Jesús Prieto Mendaza-El Correo
- Es inaceptable el espectáculo ofrecido la pasada semana en el Congreso, que parece reivindicar lo peor de la condición humana
Finalizó la segunda sesión de investidura del candidato Alberto Núñez Feijóo, terminaron días intensos en el mismo centro neurálgico de la representación política de nuestro país: el Congreso. A buen seguro que ustedes ya habrán leído, escuchado y visionado sesudas reflexiones sobre si el voto del ‘diputat’ era ‘sí’ o era ‘no’; cientos de comentarios respecto al comportamiento del ‘dóberman’ socialista, al de la derecha faltona que tacha de cobarde al presidente u otros muchos que aluden a si el debate lo ha perdido Pedro Sánchez o si, en cambio, lo ha dilapidado el líder de la oposición. Pues bien, no esperen el mismo análisis por mi parte porque no lo voy a hacer.
Después de asistir a las sesiones y contemplar el espectáculo que allí se nos ofrecía, no puedo sino volver a incidir -llámenme pesado- en algo que de forma insistente he venido pidiendo a nuestra clase política desde que en febrero de 2019 publiqué en este periódico un artículo titulado ‘Fin a una legislatura enfangada’. Esto es, que nuestros representantes políticos asuman que una de sus funciones, además de legislar, debatir y acordar soluciones, es la pedagógica, y que, por lo tanto, son también referentes educativos para 48 millones de españoles y españolas.
Lo visto en los últimos días en el hemiciclo y fuera de él no hace sino evidenciar hasta dónde son capaces de llevar sus señorías la dejación de esa tarea tan fundamental en una sociedad democrática. En vez de ello, se manifiestan o enzarzan en broncas tabernarias, con un comportamiento zafio e hiriente más propio de sietemachos o bravucones. No es de extrañar que en ese ecosistema estéril para la ciudadanía -salvo para los muy ‘cafeteros’- se hayan instalado unos modos en los que el debate argumentado, ese que acepta repensar los planteamientos del diferente y analizarlos, es sustituido por otros en los que el discrepante es observado como un enemigo a batir, utilizando para ello la munición necesaria porque conseguir su fin -casi siempre, unido a mantener poder y estatus- justifica los medios, aunque estos sean propios de jactanciosos o balandrones.

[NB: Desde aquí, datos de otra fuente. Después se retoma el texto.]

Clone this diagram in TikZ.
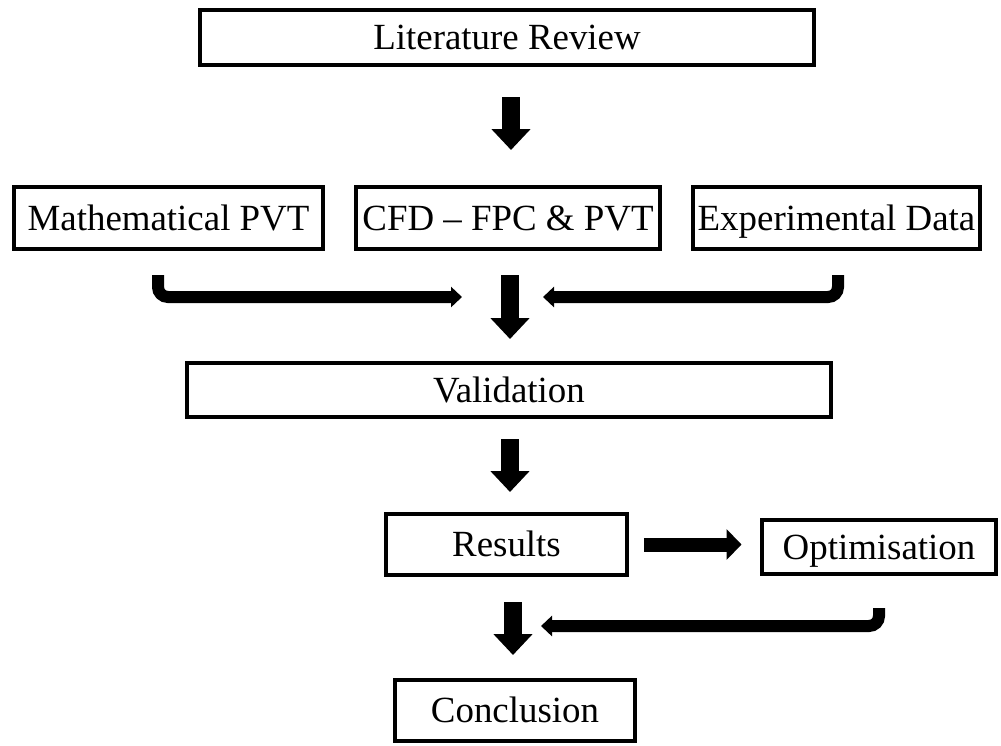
\documentclass[tikz,border=0pt]{standalone}
\usepackage{fontspec}
\setmainfont{Liberation Serif}
\usetikzlibrary{arrows.meta}

\begin{document}
\begin{tikzpicture}[x=0.02cm, y=-0.02cm,
  box/.style={draw, line width=0.08cm, rectangle, inner sep=2pt,
    text height=16pt, text depth=2pt,
    font=\fontsize{21}{25}\selectfont},
  downarr/.style={line width=0.36cm, -{Triangle[length=0.42cm, width=0.76cm]}},
  sidearr/.style={line width=0.28cm, -{Triangle[length=0.3cm, width=0.6cm]}},
  bentarr/.style={line width=0.24cm, rounded corners=0.2cm,
    -{Triangle[length=0.22cm, width=0.4cm]}}]

  \useasboundingbox (0,0) rectangle (1001,745);

  % boxes
  \node[box, minimum width=12.3cm, minimum height=1.1cm] (lit) at (507,37) {Literature Review};
  \node[box, minimum width=6.2cm, minimum height=1.24cm] (math) at (168.5,218) {Mathematical PVT};
  \node[box, minimum width=6.08cm, minimum height=1.24cm] (cfd) at (508,218) {CFD \textendash{} FPC \& PVT};
  \node[box, minimum width=5.74cm, minimum height=1.24cm] (exp) at (836.5,218) {Experimental Data};
  \node[box, minimum width=12.88cm, minimum height=1.08cm] (val) at (509,390) {Validation};
  \node[box, minimum width=4.82cm, minimum height=1.22cm] (res) at (506.5,544.5) {Results};
  \node[box, minimum width=4.7cm, minimum height=1.08cm] (opt) at (879,547) {Optimisation};
  \node[box, minimum width=4.8cm, minimum height=1.22cm] (con) at (515,710.5) {Conclusion};

  % arrow ends
  \coordinate (a1t) at (511,97);
  \coordinate (a1b) at (511,150);
  \coordinate (a2t) at (510,275);
  \coordinate (a2b) at (510,339);
  \coordinate (a3t) at (510,439);
  \coordinate (a3b) at (510,492);
  \coordinate (a4t) at (513,602);
  \coordinate (a4b) at (513,655);
  \coordinate (b1s) at (158,275);
  \coordinate (b1e) at (462,297);
  \coordinate (b2s) at (838,275);
  \coordinate (b2e) at (543,297);
  \coordinate (b3s) at (879,608);
  \coordinate (b3e) at (541,626);

  \draw[downarr] (a1t) -- (a1b);
  \draw[downarr] (a2t) -- (a2b);
  \draw[downarr] (a3t) -- (a3b);
  \draw[downarr] (a4t) -- (a4b);

  \draw[bentarr] (b1s) |- (b1e);
  \draw[bentarr] (b2s) |- (b2e);
  \draw[bentarr] (b3s) |- (b3e);

  \draw[sidearr, shorten <=0.3cm, shorten >=0.36cm] (res.east) -- (res.east -| opt.west);
\end{tikzpicture}
\end{document}
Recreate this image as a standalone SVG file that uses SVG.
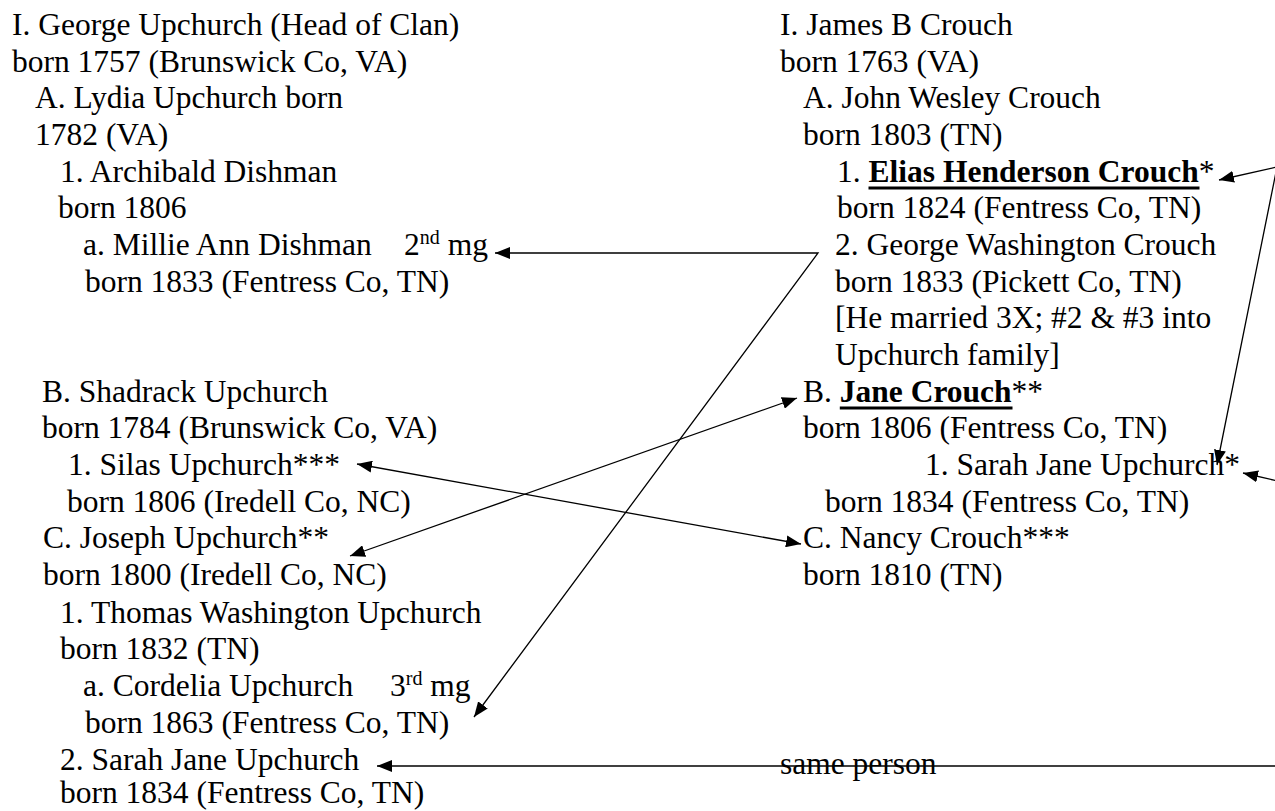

Me niego a aceptar este espectáculo tan suicida, un ejemplo nefasto para la ciudadanía por parte de nuestros representantes electos, que parece reivindicar lo peor de nuestra condición humana, llama a una militancia pasional y no reflexiva que finalmente tensiona la vida social, como hemos podido comprobar con sucesos de acoso e intimidación a diferentes políticos.
Y me niego a aceptarlo porque, como dice Daniel Innerarity en su último libro, ‘La libertad democrática’, quienes están en el Parlamento no son unos cualesquiera: son quienes tienen mayor legitimidad democrática. Porque, ciertamente, elegimos a nuestros representantes políticos y no a nuestros funcionarios.
No estaría de más que por ello fueran conscientes de la importancia de las formas, aquello que algunos ingenuos todavía consideramos como cortesía parlamentaria, y que así volvieran a realizar su trabajo más relevante: debatir sobre lo realmente significativo para el país. Porque ¿han oído ustedes hablar de economía, de sanidad, de cohesión social, de educación? Yo, muy poco o nada. El autor antes mencionado cita a P. Valery cuando nos dice que «vivimos un régimen de sustituciones rápidas, la política está volcada en el corto plazo donde rige la lógica de la moda. La revolución o la planificación han sido sustituidas por la agitación y la improvisación. Qué poco duran las promesas y que frágiles son las alianzas en el carrusel político».
Quienes se han manifestado en sede parlamentaria, de todos los colores políticos y salvo contadas excepciones, han asumido un discurso de cerrar filas y, como recuerda de nuevo Innerarity, «han aceptado un cierto nivel de agresividad con el contrario para que no se diga de ellos que son unos flojos». «Pero es así como nos convertimos en unos flojos, pues el verdadero coraje reside en la autolimitación. No tiene pensamiento propio quien no desconfía del pensamiento propio».
No, no ha sido una sesión de investidura; ni siquiera ha sido una sesión de investidura fallida. Ha sido una sesión en la que, lejos de razonar, tan solo se ha intentado embestir al contrario. A lo que realmente hemos asistido ha sido a una sesión de ‘embestidura’. Seguimos enfangados, tan triste como cierto.